Coloring books for adults are all the rage. One retired acquaintance admitted she’d recently bought a book, attracted by the elaborate patterns. She insisted a high degree of concentration was necessary to stay within the lines, a comment which made me think of the earnestness of someone walking a labyrinth.
Laura Marsh has written an article on the history of adult coloring books, starting with their heyday in the 1960s. (“Color Me Subversive,” by Laura Marsh, New Republic, March 2016, pgs. 14-16.) These early works shared a rebellious attitude toward conformity. (Ibid pg. 14.) The first of its kind was the Executive Coloring Book, created by 3 ad men. Seeing their lives as grey, they depicted themselves and their counterparts as grey suited men whose lives revolved around commuter trains, lunch counters and water coolers. The printed instructions were to color the men grey. When a second book in the same vein hit the best seller list, the market was flooded with copycats like, Khrushchev’s Society Top Secret Coloring Book (color him red) and The John Birch Society Coloring Book. The latter contained nothing but blank pages with instructions to count the number of communists per page.
These publications weren’t serious coloring books but more like cartoons. The crayon industry benefited little. The New York Times did run a story about one man who insisted he colored all of his books, however. Later he was exposed as a worker in a crayon factory. (ibid pg. 15.)

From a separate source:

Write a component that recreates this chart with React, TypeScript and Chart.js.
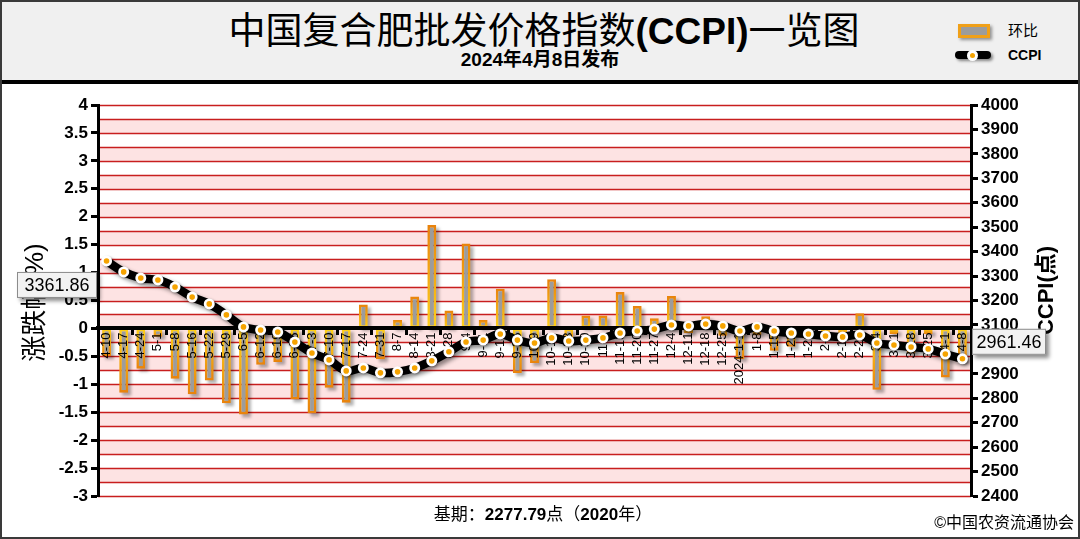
import React, { useEffect, useRef } from 'react';
import { Chart, registerables } from 'chart.js';

Chart.register(...registerables);

const categories = ['4-10','4-17','4-24','5-1','5-8','5-16','5-22','5-29','6-5','6-12','6-19','6-26','7-3','7-10','7-17','7-24','7-31','8-7','8-14','8-21','8-28','9-4','9-11','9-18','9-25','10-9','10-16','10-23','10-30','11-6','11-13','11-20','11-27','12-4','12-11','12-18','12-25','2024-1-1','1-8','1-15','1-22','1-29','2-5','2-19','2-26','3-4','3-11','3-18','3-25','4-1','4-8'];

const changePct = [-0.5,-1.15,-0.72,-0.15,-0.9,-1.18,-0.93,-1.34,-1.54,-0.65,-0.6,-1.27,-1.52,-1.06,-1.33,0.43,-0.55,0.15,0.57,1.85,0.32,1.52,0.15,0.71,-0.8,-0.62,0.88,-0.2,0.23,0.23,0.65,0.4,0.18,0.58,-0.08,0.22,-0.13,-0.55,-0.12,-0.4,-0.33,-0.05,-0.12,-0.1,0.27,-1.1,-0.1,-0.45,-0.1,-0.88,-0.58];

const ccpiValues = [3361.86,3317,3292,3284,3255,3214,3186,3141,3092,3079,3071,3030,2985,2957,2912,2924,2904,2908,2924,2953,2990,3030,3038,3063,3038,3026,3047,3034,3038,3047,3067,3075,3083,3100,3096,3104,3096,3075,3092,3075,3067,3063,3055,3051,3059,3026,3018,3010,3002,2981,2961.46];

const leftMin = -3;
const leftMax = 4;
const leftStep = 0.5;
const bandStep = 0.25;
const rightMin = 2400;
const rightMax = 4000;
const rightStep = 100;

const titleMain = '中国复合肥批发价格指数';
const titleCode = '(CCPI)';
const titleEnd = '一览图';
const subTitle = '2024年4月8日发布';
const leftAxisTitle = '涨跌幅(%)';
const rightAxisTitle = 'CCPI(点)';
const legendBar = '环比';
const legendLine = 'CCPI';

const FONT = "'Liberation Sans', Arial, 'Noto Sans CJK SC', sans-serif";
const CJK = "'Liberation Sans', 'Noto Sans CJK SC', sans-serif";

export default function App() {
  const ref = useRef<HTMLCanvasElement>(null);

  useEffect(() => {
    const canvas = ref.current;
    if (!canvas) return;

    const bandsPlugin = {
      id: 'bands',
      beforeDraw(chart: any) {
        const { ctx, chartArea: a } = chart;
        const ys = chart.scales.y;
        const n = Math.round((leftMax - leftMin) / bandStep);
        ctx.save();
        for (let i = 0; i < n; i++) {
          const v0 = leftMin + i * bandStep;
          const k = Math.round(v0 / bandStep);
          const pink = k >= 0 ? k % 2 === 0 : Math.abs(k) % 2 === 1;
          const yTop = ys.getPixelForValue(v0 + bandStep);
          const yBot = ys.getPixelForValue(v0);
          ctx.fillStyle = pink ? '#fde3e3' : '#ffffff';
          ctx.fillRect(a.left, yTop, a.right - a.left, yBot - yTop);
        }
        ctx.strokeStyle = '#c81e1e';
        ctx.lineWidth = 1.3;
        for (let i = 0; i <= n; i++) {
          const y = Math.round(ys.getPixelForValue(leftMin + i * bandStep)) + 0.5;
          ctx.beginPath();
          ctx.moveTo(a.left, y);
          ctx.lineTo(a.right, y);
          ctx.stroke();
        }
        ctx.restore();
      },
    };

    const layerPlugin = {
      id: 'layers',
      beforeDatasetDraw(chart: any, args: any) {
        const meta = args.meta;
        if (meta.type === 'line') return false;
        if (meta.type === 'bar') {
          const ctx = chart.ctx;
          ctx.save();
          ctx.fillStyle = 'rgba(0,0,0,0.3)';
          ctx.filter = 'blur(1.5px)';
          meta.data.forEach((el: any) => {
            const { x, y, base, width } = el.getProps(['x', 'y', 'base', 'width'], true);
            const top = Math.min(y, base);
            const h = Math.abs(base - y);
            ctx.fillRect(x - width / 2 + 3, top + 3, width, h);
          });
          ctx.restore();
        }
        return true;
      },
      afterDraw(chart: any) {
        const ctx = chart.ctx;
        const a = chart.chartArea;
        let firstPt: any = null;
        let lastPt: any = null;
        chart.getSortedVisibleDatasetMetas().forEach((meta: any) => {
          if (meta.type !== 'line') return;
          ctx.save();
          ctx.shadowColor = 'rgba(0,0,0,0.45)';
          ctx.shadowOffsetX = 3;
          ctx.shadowOffsetY = 3;
          ctx.shadowBlur = 4;
          meta.dataset.draw(ctx, a);
          ctx.restore();
          ctx.save();
          ctx.shadowColor = 'rgba(0,0,0,0.3)';
          ctx.shadowOffsetX = 1;
          ctx.shadowOffsetY = 1;
          ctx.shadowBlur = 2;
          meta.data.forEach((p: any) => p.draw(ctx, a));
          ctx.restore();
          ctx.save();
          ctx.fillStyle = '#f5a300';
          meta.data.forEach((p: any) => {
            const { x, y } = p.getProps(['x', 'y'], true);
            ctx.beginPath();
            ctx.arc(x, y, 2.8, 0, Math.PI * 2);
            ctx.fill();
          });
          ctx.restore();
          firstPt = meta.data[0].getProps(['x', 'y'], true);
          lastPt = meta.data[meta.data.length - 1].getProps(['x', 'y'], true);
        });

        const midY = (a.top + a.bottom) / 2;
        ctx.save();
        ctx.fillStyle = '#000';
        ctx.textAlign = 'center';
        ctx.textBaseline = 'middle';
        ctx.translate(36, midY + 2);
        ctx.rotate(-Math.PI / 2);
        ctx.font = `26px ${CJK}`;
        ctx.fillText(leftAxisTitle, 0, 0);
        ctx.restore();

        ctx.save();
        ctx.fillStyle = '#000';
        ctx.textAlign = 'center';
        ctx.textBaseline = 'middle';
        ctx.translate(1047, midY - 10);
        ctx.rotate(-Math.PI / 2);
        ctx.font = `bold 22px ${CJK}`;
        ctx.fillText(rightAxisTitle, 0, 0);
        ctx.restore();

        const drawBox = (text: string, xLeft: number, yTop: number, w: number, h: number) => {
          ctx.save();
          ctx.shadowColor = 'rgba(0,0,0,0.45)';
          ctx.shadowOffsetX = 3;
          ctx.shadowOffsetY = 3;
          ctx.shadowBlur = 4;
          ctx.fillStyle = '#f2f2f2';
          ctx.fillRect(xLeft, yTop, w, h);
          ctx.restore();
          ctx.save();
          ctx.strokeStyle = '#8c8c8c';
          ctx.lineWidth = 1;
          ctx.strokeRect(xLeft + 0.5, yTop + 0.5, w - 1, h - 1);
          ctx.fillStyle = '#000';
          ctx.font = `18px ${FONT}`;
          ctx.textAlign = 'center';
          ctx.textBaseline = 'middle';
          ctx.fillText(text, xLeft + w / 2, yTop + h / 2 + 1);
          ctx.restore();
        };
        if (firstPt) drawBox(ccpiValues[0].toFixed(2), a.left - 81, firstPt.y + 11, 80, 26);
        if (lastPt) drawBox(ccpiValues[ccpiValues.length - 1].toFixed(2), a.right + 1, lastPt.y - 30, 74, 26);
      },
    };

    const barBorder = (c: any) => {
      const fallback = '#f0a018';
      if (c.type !== 'data') return fallback;
      const ys = c.chart.scales && c.chart.scales.y;
      if (!ys) return fallback;
      const y0 = ys.getPixelForValue(0);
      const y1 = ys.getPixelForValue(c.raw);
      if (!isFinite(y0) || !isFinite(y1) || Math.abs(y0 - y1) < 1) return fallback;
      const g = c.chart.ctx.createLinearGradient(0, y1, 0, y0);
      g.addColorStop(0, '#e8820c');
      g.addColorStop(1, '#ffd21a');
      return g;
    };

    const tickFont = { family: FONT, size: 17, weight: 'bold' as const };

    const chart = new Chart(canvas, {
      type: 'bar',
      data: {
        labels: categories,
        datasets: [
          {
            type: 'line',
            label: legendLine,
            data: ccpiValues,
            yAxisID: 'y1',
            borderColor: '#000',
            borderWidth: 8.5,
            tension: 0.4,
            borderCapStyle: 'round',
            borderJoinStyle: 'round',
            pointRadius: 5.5,
            pointBackgroundColor: '#ffffff',
            pointBorderWidth: 0,
            order: 1,
          } as any,
          {
            type: 'bar',
            label: legendBar,
            data: changePct,
            yAxisID: 'y',
            backgroundColor: '#9c9c9c',
            borderColor: barBorder,
            borderWidth: 2.6,
            borderSkipped: false,
            barPercentage: 0.52,
            categoryPercentage: 1,
            order: 2,
          } as any,
        ],
      },
      options: {
        responsive: false,
        animation: false,
        events: [],
        layout: { padding: { top: 105, bottom: 43, left: 0, right: 0 } },
        plugins: { legend: { display: false }, tooltip: { enabled: false }, title: { display: false } },
        scales: {
          x: {
            type: 'category',
            position: { y: 0 } as any,
            offset: true,
            z: 1,
            grid: {
              drawOnChartArea: false,
              drawTicks: true,
              tickLength: 5,
              tickWidth: 3,
              tickColor: (c: any) => (typeof c.index === 'number' && c.index > 0 && c.index % 2 === 0 ? '#000' : 'rgba(0,0,0,0)'),
              offset: true,
              z: 1,
            },
            border: { display: true, color: '#000', width: 4, z: 1 },
            ticks: {
              autoSkip: false,
              minRotation: 90,
              maxRotation: 90,
              padding: -1,
              color: '#000',
              z: 1,
              font: { family: FONT, size: 13 },
            },
          } as any,
          y: {
            position: 'left',
            min: leftMin,
            max: leftMax,
            ticks: {
              stepSize: leftStep,
              color: '#000',
              font: tickFont,
              padding: 3,
              callback: (v: any) => String(Number(v)),
            },
            grid: { drawOnChartArea: false, drawTicks: true, tickLength: 7, tickWidth: 3, tickColor: '#000' },
            border: { display: true, color: '#000', width: 3 },
            afterFit: (s: any) => { s.width = 98; },
          } as any,
          y1: {
            position: 'right',
            min: rightMin,
            max: rightMax,
            ticks: {
              stepSize: rightStep,
              color: '#000',
              font: tickFont,
              padding: 3,
              callback: (v: any) => String(Number(v)),
            },
            grid: { drawOnChartArea: false, drawTicks: true, tickLength: 7, tickWidth: 3, tickColor: '#000' },
            border: { display: true, color: '#000', width: 3 },
            afterFit: (s: any) => { s.width = 109; },
          } as any,
        },
      },
      plugins: [bandsPlugin, layerPlugin],
    });

    return () => chart.destroy();
  }, []);

  return (
    <div style={{ position: 'relative', width: 1080, height: 539, background: '#fff', overflow: 'hidden', fontFamily: FONT }}>
      <style>{`body{margin:0;}`}</style>
      <div style={{ position: 'absolute', left: 0, top: 0, width: 1080, height: 80, background: '#f0f0f0', borderBottom: '4px solid #000' }} />
      <div style={{ position: 'absolute', left: 0, top: 6, width: 1088, textAlign: 'center', fontSize: 37, lineHeight: '44px', color: '#000', whiteSpace: 'nowrap' }}>
        <span style={{ fontFamily: "'Noto Sans CJK SC', sans-serif" }}>{titleMain}</span>
        <span style={{ fontFamily: "'Liberation Sans', Arial, sans-serif", fontWeight: 'bold' }}>{titleCode}</span>
        <span style={{ fontFamily: "'Noto Sans CJK SC', sans-serif" }}>{titleEnd}</span>
      </div>
      <div style={{ position: 'absolute', left: 0, top: 48, width: 1080, textAlign: 'center', fontSize: 19, lineHeight: '24px', fontWeight: 'bold', color: '#000', fontFamily: CJK }}>
        {subTitle}
      </div>
      <div style={{ position: 'absolute', left: 958, top: 24, width: 32, height: 14, boxSizing: 'border-box', background: '#9c9c9c', border: '3px solid #f0a018', boxShadow: '2px 2px 3px rgba(0,0,0,0.4)' }} />
      <div style={{ position: 'absolute', left: 1008, top: 21, fontSize: 15, lineHeight: '20px', fontFamily: CJK, color: '#000' }}>{legendBar}</div>
      <div style={{ position: 'absolute', left: 955, top: 51, width: 36, height: 8, borderRadius: 4, background: '#000', boxShadow: '2px 2px 3px rgba(0,0,0,0.45)' }} />
      <div style={{ position: 'absolute', left: 967, top: 49.5, width: 11, height: 11, borderRadius: 6, background: '#fff' }} />
      <div style={{ position: 'absolute', left: 970, top: 52.5, width: 5, height: 5, borderRadius: 3, background: '#f5a300' }} />
      <div style={{ position: 'absolute', left: 1008, top: 46, fontSize: 14, lineHeight: '18px', fontWeight: 'bold', color: '#000' }}>{legendLine}</div>

      <canvas ref={ref} width={1080} height={539} style={{ position: 'absolute', left: 0, top: 0, width: 1080, height: 539 }} />

      <div style={{ position: 'absolute', left: 0, top: 504, width: 1086, textAlign: 'center', fontSize: 17, lineHeight: '22px', color: '#000', fontFamily: CJK, whiteSpace: 'nowrap' }}>
        基期：<b>2277.79</b>点（<b>2020</b>年）
      </div>
      <div style={{ position: 'absolute', right: 6, top: 512, fontSize: 16, lineHeight: '22px', color: '#000', fontFamily: CJK, whiteSpace: 'nowrap' }}>
        ©中国农资流通协会
      </div>
      <div style={{ position: 'absolute', left: 0, top: 0, width: 1080, height: 539, boxSizing: 'border-box', border: '2px solid #3a3a3a', pointerEvents: 'none' }} />
    </div>
  );
}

The new breed of coloring books are different from those in the past. Today, a person colors to relax, to express a creative impulse, or to spend a little time returning to the innocence of childhood. Few of them provide social or political commentary, though two have recently surfaced: Hillary – The Coloring Book and Trump 2016. I haven’t seen either, but I suspect the Trump book invites lots of creativity.